_What needs to be done_
Repeat all the material exactly; pictures stay out of your copy.

_Data block_

◆ ◆ ◆

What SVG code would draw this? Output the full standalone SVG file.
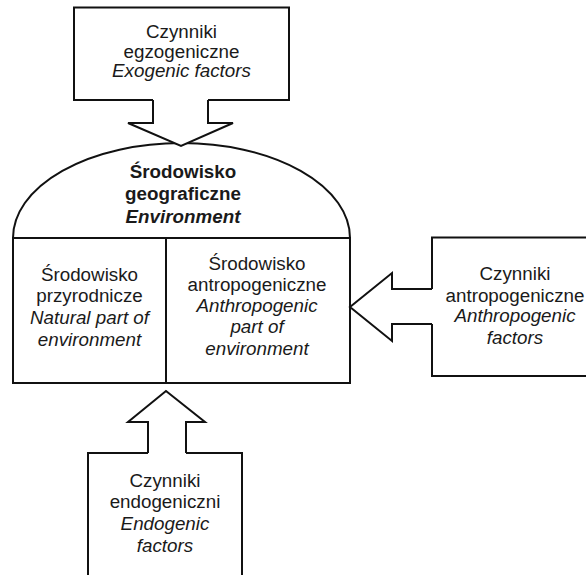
<svg xmlns="http://www.w3.org/2000/svg" width="586" height="575" viewBox="0 0 586 575">
<style>
.box{fill:#fff;stroke:#111;stroke-width:2}
.line{fill:none;stroke:#111;stroke-width:2}
.fill{fill:#fff;stroke:none}
text{font-family:"Liberation Sans",Arial,sans-serif;font-size:18.8px;fill:#1a1a1a;text-anchor:middle}
.b{font-weight:bold;font-size:18.8px}
.i{font-style:italic}
</style>
<rect width="586" height="575" fill="#fff"/>
<g id="environment">
<path class="box" d="M13,238 A168.5,95 0 0 1 350,238 Z"/>
<rect class="box" x="13" y="238" width="337" height="145"/>
<line class="line" x1="166" y1="238" x2="166" y2="383"/>
<text class="b" x="183" y="178">Środowisko</text>
<text class="b" x="183" y="200">geograficzne</text>
<text class="b i" x="183" y="223">Environment</text>
</g>
<g id="natural">
<text x="89.5" y="281">Środowisko</text>
<text x="89.5" y="302">przyrodnicze</text>
<text class="i" x="89.5" y="324">Natural part of</text>
<text class="i" x="89.5" y="346">environment</text>
</g>
<g id="anthropogenic">
<text x="257" y="270">Środowisko</text>
<text x="257" y="291">antropogeniczne</text>
<text class="i" x="257" y="312">Anthropogenic</text>
<text class="i" x="257" y="333">part of</text>
<text class="i" x="257" y="355">environment</text>
</g>
<g id="exogenic">
<rect class="box" x="74" y="7.5" width="215" height="92.5"/>
<text x="181.5" y="38">Czynniki</text>
<text x="181.5" y="57.5">egzogeniczne</text>
<text class="i" x="181.5" y="77">Exogenic factors</text>
</g>
<g id="anthropogenic-factors">
<rect class="box" x="432" y="237.5" width="160" height="138.5"/>
<text x="515" y="280">Czynniki</text>
<text x="515" y="302">antropogeniczne</text>
<text class="i" x="515" y="322">Anthropogenic</text>
<text class="i" x="515" y="344">factors</text>
</g>
<g id="endogenic">
<rect class="box" x="88" y="453" width="154" height="130"/>
<text x="165" y="487">Czynniki</text>
<text x="165" y="508">endogeniczni</text>
<text class="i" x="165" y="530">Endogenic</text>
<text class="i" x="165" y="552">factors</text>
</g>
<g id="connectors">
<polygon class="fill" points="153,98 153,123 128,123 181,146 233,123 208,123 208,98"/>
<polyline class="line" points="153,100 153,123 128,123 181,146 233,123 208,123 208,100"/>
<polygon class="fill" points="434,289 392,289 392,273 350,307 392,341 392,324 434,324"/>
<polyline class="line" points="432,289 392,289 392,273 350,307 392,341 392,324 432,324"/>
<polygon class="fill" points="148,455 148,422 128,422 166,391 205,422 186,422 186,455"/>
<polyline class="line" points="148,453 148,422 128,422 166,391 205,422 186,422 186,453"/>
</g>
</svg>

◆ ◆ ◆

_Problem solution_
What SVG code would draw this? Output the full standalone SVG file.
<svg xmlns="http://www.w3.org/2000/svg" width="586" height="575" viewBox="0 0 586 575">
<style>
.box{fill:#fff;stroke:#111;stroke-width:2}
.line{fill:none;stroke:#111;stroke-width:2}
.fill{fill:#fff;stroke:none}
text{font-family:"Liberation Sans",Arial,sans-serif;font-size:18.8px;fill:#1a1a1a;text-anchor:middle}
.b{font-weight:bold;font-size:18.8px}
.i{font-style:italic}
</style>
<rect width="586" height="575" fill="#fff"/>
<g id="environment">
<path class="box" d="M13,238 A168.5,95 0 0 1 350,238 Z"/>
<rect class="box" x="13" y="238" width="337" height="145"/>
<line class="line" x1="166" y1="238" x2="166" y2="383"/>
<text class="b" x="183" y="178">Środowisko</text>
<text class="b" x="183" y="200">geograficzne</text>
<text class="b i" x="183" y="223">Environment</text>
</g>
<g id="natural">
<text x="89.5" y="281">Środowisko</text>
<text x="89.5" y="302">przyrodnicze</text>
<text class="i" x="89.5" y="324">Natural part of</text>
<text class="i" x="89.5" y="346">environment</text>
</g>
<g id="anthropogenic">
<text x="257" y="270">Środowisko</text>
<text x="257" y="291">antropogeniczne</text>
<text class="i" x="257" y="312">Anthropogenic</text>
<text class="i" x="257" y="333">part of</text>
<text class="i" x="257" y="355">environment</text>
</g>
<g id="exogenic">
<rect class="box" x="74" y="7.5" width="215" height="92.5"/>
<text x="181.5" y="38">Czynniki</text>
<text x="181.5" y="57.5">egzogeniczne</text>
<text class="i" x="181.5" y="77">Exogenic factors</text>
</g>
<g id="anthropogenic-factors">
<rect class="box" x="432" y="237.5" width="160" height="138.5"/>
<text x="515" y="280">Czynniki</text>
<text x="515" y="302">antropogeniczne</text>
<text class="i" x="515" y="322">Anthropogenic</text>
<text class="i" x="515" y="344">factors</text>
</g>
<g id="endogenic">
<rect class="box" x="88" y="453" width="154" height="130"/>
<text x="165" y="487">Czynniki</text>
<text x="165" y="508">endogeniczni</text>
<text class="i" x="165" y="530">Endogenic</text>
<text class="i" x="165" y="552">factors</text>
</g>
<g id="connectors">
<polygon class="fill" points="153,98 153,123 128,123 181,146 233,123 208,123 208,98"/>
<polyline class="line" points="153,100 153,123 128,123 181,146 233,123 208,123 208,100"/>
<polygon class="fill" points="434,289 392,289 392,273 350,307 392,341 392,324 434,324"/>
<polyline class="line" points="432,289 392,289 392,273 350,307 392,341 392,324 432,324"/>
<polygon class="fill" points="148,455 148,422 128,422 166,391 205,422 186,422 186,455"/>
<polyline class="line" points="148,453 148,422 128,422 166,391 205,422 186,422 186,453"/>
</g>
</svg>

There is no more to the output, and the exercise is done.